“If this whole romaine lettuce recall has taught me anything,” I say to my friends over a sushi lunch, “it’s that people don’t know what romaine lettuce is.”

We prod the lettuce in our bowls for a moment before determining that it’s iceberg, not romaine.

“You should write a blog post about that,” one of my friends responds, laughing.

So here I am. What I want to write about today is not actually all of the types of lettuce, or even the romaine recall specifically. I want to write about my observation—that on several occasions when I ordered food with friends in the past few weeks, people were hesitant, but willing, to admit that they didn’t know what romaine lettuce is.

Obviously, it’s not a big deal to say you can’t identify two types of lettuce. But I think this speaks to a larger trend in society: on the whole, we’re not always willing to admit we don’t know other things for fear of seeming unintelligent or out of the loop.

On the night of the U.S. midterm elections in November, I got a text from a friend that read, “What does the sentence ‘Democrats take the house and Republicans take the Senate mean?’” After I explained it to him, his response made me laugh: “I thought this was going to be the one deciding if he (Donald Trump) was going to be president again.”
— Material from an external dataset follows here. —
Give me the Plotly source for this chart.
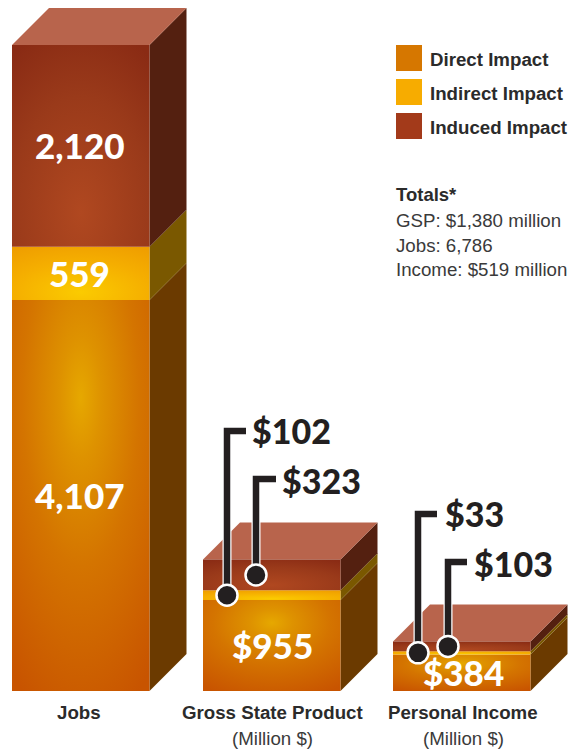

My friend is Canadian; he’s under no obligation to understand the American political system. But when his messages popped up on my phone, I admired his ability to ask about what he didn’t understand. It’s something I wish more people did—because sometimes the news isn’t easy to understand, and we’re all better for admitting that we have questions about what’s happening in the world.

Although I keep fairly up to date on American politics, there are times when, like my friend, I’m confused about what is happening. Some news coverage presupposes an understanding of a subject. As a reader, I try to seek out forms of media that help me gain a better understanding of a certain topic. The Daily, a podcast from the New York Times, does a great job at breaking down complex issues—I wrote in September about how it changed my news consumption.

This week was a whirlwind of political news in the U.S. Among the headlines: Senate passed a criminal justice reform bill, defence secretary James Mattis will step down at the end of February after Trump tweeted that he would pull the American military out of Syria, the federal government faces a shutdown over funding for Trump’s proposed border wall, the stock market had what CNN referred to as a “miserable week” and Michael Flynn, Trump’s first national security advisor, had his sentence postponed.

Amidst the news out of the Mueller investigation recently, Brian Stelter, CNN’s chief media correspondent, asked a critical question: “Does the public understand just how much trouble the president is in?”

“If not, that’s a failing of the press,” he continued. He said that journalists need to zoom out of the hourly developments—all of those stories I listed above that were “BREAKING” at one point during the week—and show the public the bigger picture. This is an “extraordinary time,” Stelter continued; and, he said, that calls for new forms of storytelling.

I think it also calls for what is, in some ways, a return to the basics. Sometimes, good storytelling is simple storytelling. It’s breaking down what the Democratic and Republican parties are, and what it means to have a majority of seats in either the House or Senate. And sometimes, it’s showing people how romaine lettuce is different from iceberg.